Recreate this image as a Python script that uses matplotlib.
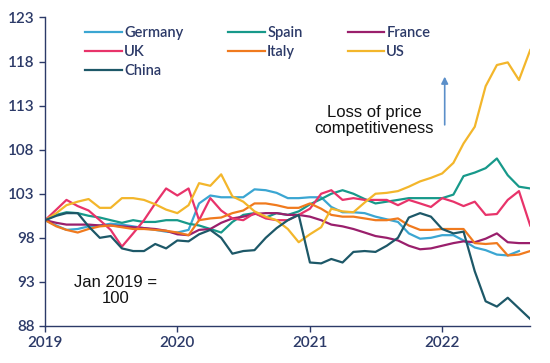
import numpy as np
import pandas as pd
import matplotlib
matplotlib.use("Agg")
import matplotlib.pyplot as plt
import matplotlib.dates as mdates

months = pd.date_range("2019-01-01", periods=45, freq="MS")

germany = [100, 99.4, 98.9, 99.0, 99.3, 99.4, 99.6, 99.5, 99.3, 99.1, 98.9, 98.7,
           98.6, 98.9, 101.9, 102.8, 102.6, 102.6, 102.6, 103.5, 103.4, 103.1, 102.5, 102.5,
           102.6, 102.6, 101.5, 100.9, 100.9, 100.8, 100.4, 100.1, 99.8, 98.5, 97.9, 98.0,
           98.3, 98.3, 97.7, 96.9, 96.6, 96.1, 96.0, 96.5]
spain = [100, 100.6, 100.9, 100.8, 100.5, 100.3, 100.0, 99.7, 100.0, 99.8, 99.8, 100.0,
         100.0, 99.6, 99.4, 99.0, 98.6, 99.8, 100.6, 100.8, 100.3, 100.8, 100.6, 101.0,
         101.8, 102.4, 103.0, 103.4, 103.0, 102.4, 101.9, 102.1, 102.3, 102.5, 102.5, 102.5,
         102.5, 102.9, 105.0, 105.4, 105.9, 107.0, 105.1, 103.8, 103.6]
france = [100, 99.7, 99.5, 99.5, 99.5, 99.4, 99.4, 99.3, 99.2, 99.1, 99.0, 98.8,
          98.4, 98.3, 98.9, 99.0, 99.7, 100.2, 100.4, 100.7, 100.8, 100.8, 100.6, 100.6,
          100.4, 100.0, 99.5, 99.3, 99.0, 98.6, 98.2, 98.0, 97.7, 97.1, 96.7, 96.8,
          97.1, 97.4, 97.6, 97.5, 97.9, 98.5, 97.5, 97.4, 97.4]
uk = [100, 101.2, 102.3, 101.6, 101.1, 100.0, 98.9, 97.0, 98.5, 100.0, 101.9, 103.6,
      102.8, 103.6, 100.0, 102.5, 101.1, 100.2, 100.0, 100.8, 100.2, 100.0, 100.0, 100.6,
      101.3, 103.0, 103.4, 102.3, 102.5, 102.3, 102.3, 102.3, 101.7, 102.3, 101.9, 101.5,
      102.5, 102.1, 101.6, 102.1, 100.6, 100.7, 102.3, 103.3, 99.4]
italy = [100, 99.3, 98.9, 98.6, 99.0, 99.3, 99.4, 99.2, 99.0, 99.0, 98.9, 98.8,
         98.6, 98.3, 100.0, 100.2, 100.3, 100.8, 101.1, 101.9, 101.9, 101.7, 101.4, 101.4,
         101.9, 101.3, 100.6, 100.4, 100.4, 100.2, 100.0, 100.0, 100.2, 99.4, 98.9, 98.9,
         99.0, 99.0, 99.0, 97.4, 97.3, 97.4, 96.0, 96.1, 96.5]
us = [100, 100.8, 101.7, 102.1, 102.4, 101.4, 101.4, 102.5, 102.5, 102.3, 101.8, 101.2,
      100.8, 101.7, 104.2, 103.9, 105.2, 102.7, 102.1, 101.0, 100.4, 100.0, 99.0, 97.5,
      98.4, 99.2, 101.3, 101.0, 100.9, 102.0, 103.0, 103.1, 103.3, 103.8, 104.4, 104.8,
      105.3, 106.5, 108.7, 110.6, 115.2, 117.6, 117.9, 115.9, 119.3]
china = [100, 100.5, 100.8, 100.8, 99.3, 98.0, 98.2, 96.8, 96.5, 96.5, 97.3, 96.8,
         97.7, 97.6, 98.4, 98.9, 98.0, 96.2, 96.5, 96.6, 98.0, 99.1, 100.0, 100.6,
         95.2, 95.1, 95.6, 95.2, 96.4, 96.5, 96.4, 97.1, 98.0, 100.3, 100.8, 100.4,
         99.0, 98.5, 98.7, 94.2, 90.8, 90.2, 91.2, 90.0, 88.8]

series = [
    ("Germany", germany, "#3ba6d2"),
    ("Spain", spain, "#17998a"),
    ("France", france, "#9a1f6c"),
    ("UK", uk, "#e8336a"),
    ("Italy", italy, "#f07a1e"),
    ("US", us, "#f3b62b"),
    ("China", china, "#1d5868"),
]

navy = "#2c3a68"
plt.rcParams["font.family"] = ["Lato", "DejaVu Sans"]

fig = plt.figure(figsize=(5.5, 3.63), dpi=100)
ax = fig.add_axes([0.082, 0.102, 0.882, 0.850])

lines = {}
for name, vals, col in series:
    ln, = ax.plot(months[:len(vals)], vals, color=col, lw=1.6, label=name)
    lines[name] = ln

ax.set_ylim(88, 123)
ax.set_yticks(np.arange(88, 124, 5))
ax.set_xlim(months[0], months[-1])
ax.xaxis.set_major_locator(mdates.YearLocator())
ax.xaxis.set_major_formatter(mdates.DateFormatter("%Y"))

for s in ["top", "right"]:
    ax.spines[s].set_visible(False)
for s in ["left", "bottom"]:
    ax.spines[s].set_color(navy)
    ax.spines[s].set_linewidth(1.0)
ax.tick_params(colors=navy, labelsize=11, length=4, width=1.0)
for lab in ax.get_xticklabels() + ax.get_yticklabels():
    lab.set_color(navy)
    lab.set_fontweight("semibold")

order = ["Germany", "UK", "China", "Spain", "Italy", "France", "US"]
leg = ax.legend([lines[n] for n in order], order, ncol=3, loc="upper left",
                bbox_to_anchor=(0.065, 1.0), frameon=False,
                prop={"size": 10.5, "weight": "semibold"},
                handlelength=2.5, handletextpad=0.15, columnspacing=3.1,
                labelspacing=0.33, borderaxespad=0.2)
for t in leg.get_texts():
    t.set_color(navy)

ax.text(pd.Timestamp("2021-06-28"), 111.3, "Loss of price\ncompetitiveness",
        ha="center", va="center", fontsize=12, family="Liberation Sans",
        linespacing=1.1, color="#111111")
ax.annotate("", xy=(pd.Timestamp("2022-01-08"), 116.6),
            xytext=(pd.Timestamp("2022-01-08"), 110.5),
            arrowprops=dict(arrowstyle="-|>", color="#5b8fc9", lw=1.2,
                            mutation_scale=10))
ax.text(pd.Timestamp("2019-07-15"), 92.0, "Jan 2019 =\n100",
        ha="center", va="center", fontsize=12, family="Liberation Sans",
        linespacing=1.1, color="#111111")

fig.savefig("out.png", dpi=100)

## Problem
Transcribe the whole listing exactly. Pictures stay out of your copy.

## Expected answer
Recreate this image as a Python script that uses matplotlib.
import numpy as np
import pandas as pd
import matplotlib
matplotlib.use("Agg")
import matplotlib.pyplot as plt
import matplotlib.dates as mdates

months = pd.date_range("2019-01-01", periods=45, freq="MS")

germany = [100, 99.4, 98.9, 99.0, 99.3, 99.4, 99.6, 99.5, 99.3, 99.1, 98.9, 98.7,
           98.6, 98.9, 101.9, 102.8, 102.6, 102.6, 102.6, 103.5, 103.4, 103.1, 102.5, 102.5,
           102.6, 102.6, 101.5, 100.9, 100.9, 100.8, 100.4, 100.1, 99.8, 98.5, 97.9, 98.0,
           98.3, 98.3, 97.7, 96.9, 96.6, 96.1, 96.0, 96.5]
spain = [100, 100.6, 100.9, 100.8, 100.5, 100.3, 100.0, 99.7, 100.0, 99.8, 99.8, 100.0,
         100.0, 99.6, 99.4, 99.0, 98.6, 99.8, 100.6, 100.8, 100.3, 100.8, 100.6, 101.0,
         101.8, 102.4, 103.0, 103.4, 103.0, 102.4, 101.9, 102.1, 102.3, 102.5, 102.5, 102.5,
         102.5, 102.9, 105.0, 105.4, 105.9, 107.0, 105.1, 103.8, 103.6]
france = [100, 99.7, 99.5, 99.5, 99.5, 99.4, 99.4, 99.3, 99.2, 99.1, 99.0, 98.8,
          98.4, 98.3, 98.9, 99.0, 99.7, 100.2, 100.4, 100.7, 100.8, 100.8, 100.6, 100.6,
          100.4, 100.0, 99.5, 99.3, 99.0, 98.6, 98.2, 98.0, 97.7, 97.1, 96.7, 96.8,
          97.1, 97.4, 97.6, 97.5, 97.9, 98.5, 97.5, 97.4, 97.4]
uk = [100, 101.2, 102.3, 101.6, 101.1, 100.0, 98.9, 97.0, 98.5, 100.0, 101.9, 103.6,
      102.8, 103.6, 100.0, 102.5, 101.1, 100.2, 100.0, 100.8, 100.2, 100.0, 100.0, 100.6,
      101.3, 103.0, 103.4, 102.3, 102.5, 102.3, 102.3, 102.3, 101.7, 102.3, 101.9, 101.5,
      102.5, 102.1, 101.6, 102.1, 100.6, 100.7, 102.3, 103.3, 99.4]
italy = [100, 99.3, 98.9, 98.6, 99.0, 99.3, 99.4, 99.2, 99.0, 99.0, 98.9, 98.8,
         98.6, 98.3, 100.0, 100.2, 100.3, 100.8, 101.1, 101.9, 101.9, 101.7, 101.4, 101.4,
         101.9, 101.3, 100.6, 100.4, 100.4, 100.2, 100.0, 100.0, 100.2, 99.4, 98.9, 98.9,
         99.0, 99.0, 99.0, 97.4, 97.3, 97.4, 96.0, 96.1, 96.5]
us = [100, 100.8, 101.7, 102.1, 102.4, 101.4, 101.4, 102.5, 102.5, 102.3, 101.8, 101.2,
      100.8, 101.7, 104.2, 103.9, 105.2, 102.7, 102.1, 101.0, 100.4, 100.0, 99.0, 97.5,
      98.4, 99.2, 101.3, 101.0, 100.9, 102.0, 103.0, 103.1, 103.3, 103.8, 104.4, 104.8,
      105.3, 106.5, 108.7, 110.6, 115.2, 117.6, 117.9, 115.9, 119.3]
china = [100, 100.5, 100.8, 100.8, 99.3, 98.0, 98.2, 96.8, 96.5, 96.5, 97.3, 96.8,
         97.7, 97.6, 98.4, 98.9, 98.0, 96.2, 96.5, 96.6, 98.0, 99.1, 100.0, 100.6,
         95.2, 95.1, 95.6, 95.2, 96.4, 96.5, 96.4, 97.1, 98.0, 100.3, 100.8, 100.4,
         99.0, 98.5, 98.7, 94.2, 90.8, 90.2, 91.2, 90.0, 88.8]

series = [
    ("Germany", germany, "#3ba6d2"),
    ("Spain", spain, "#17998a"),
    ("France", france, "#9a1f6c"),
    ("UK", uk, "#e8336a"),
    ("Italy", italy, "#f07a1e"),
    ("US", us, "#f3b62b"),
    ("China", china, "#1d5868"),
]

navy = "#2c3a68"
plt.rcParams["font.family"] = ["Lato", "DejaVu Sans"]

fig = plt.figure(figsize=(5.5, 3.63), dpi=100)
ax = fig.add_axes([0.082, 0.102, 0.882, 0.850])

lines = {}
for name, vals, col in series:
    ln, = ax.plot(months[:len(vals)], vals, color=col, lw=1.6, label=name)
    lines[name] = ln

ax.set_ylim(88, 123)
ax.set_yticks(np.arange(88, 124, 5))
ax.set_xlim(months[0], months[-1])
ax.xaxis.set_major_locator(mdates.YearLocator())
ax.xaxis.set_major_formatter(mdates.DateFormatter("%Y"))

for s in ["top", "right"]:
    ax.spines[s].set_visible(False)
for s in ["left", "bottom"]:
    ax.spines[s].set_color(navy)
    ax.spines[s].set_linewidth(1.0)
ax.tick_params(colors=navy, labelsize=11, length=4, width=1.0)
for lab in ax.get_xticklabels() + ax.get_yticklabels():
    lab.set_color(navy)
    lab.set_fontweight("semibold")

order = ["Germany", "UK", "China", "Spain", "Italy", "France", "US"]
leg = ax.legend([lines[n] for n in order], order, ncol=3, loc="upper left",
                bbox_to_anchor=(0.065, 1.0), frameon=False,
                prop={"size": 10.5, "weight": "semibold"},
                handlelength=2.5, handletextpad=0.15, columnspacing=3.1,
                labelspacing=0.33, borderaxespad=0.2)
for t in leg.get_texts():
    t.set_color(navy)

ax.text(pd.Timestamp("2021-06-28"), 111.3, "Loss of price\ncompetitiveness",
        ha="center", va="center", fontsize=12, family="Liberation Sans",
        linespacing=1.1, color="#111111")
ax.annotate("", xy=(pd.Timestamp("2022-01-08"), 116.6),
            xytext=(pd.Timestamp("2022-01-08"), 110.5),
            arrowprops=dict(arrowstyle="-|>", color="#5b8fc9", lw=1.2,
                            mutation_scale=10))
ax.text(pd.Timestamp("2019-07-15"), 92.0, "Jan 2019 =\n100",
        ha="center", va="center", fontsize=12, family="Liberation Sans",
        linespacing=1.1, color="#111111")

fig.savefig("out.png", dpi=100)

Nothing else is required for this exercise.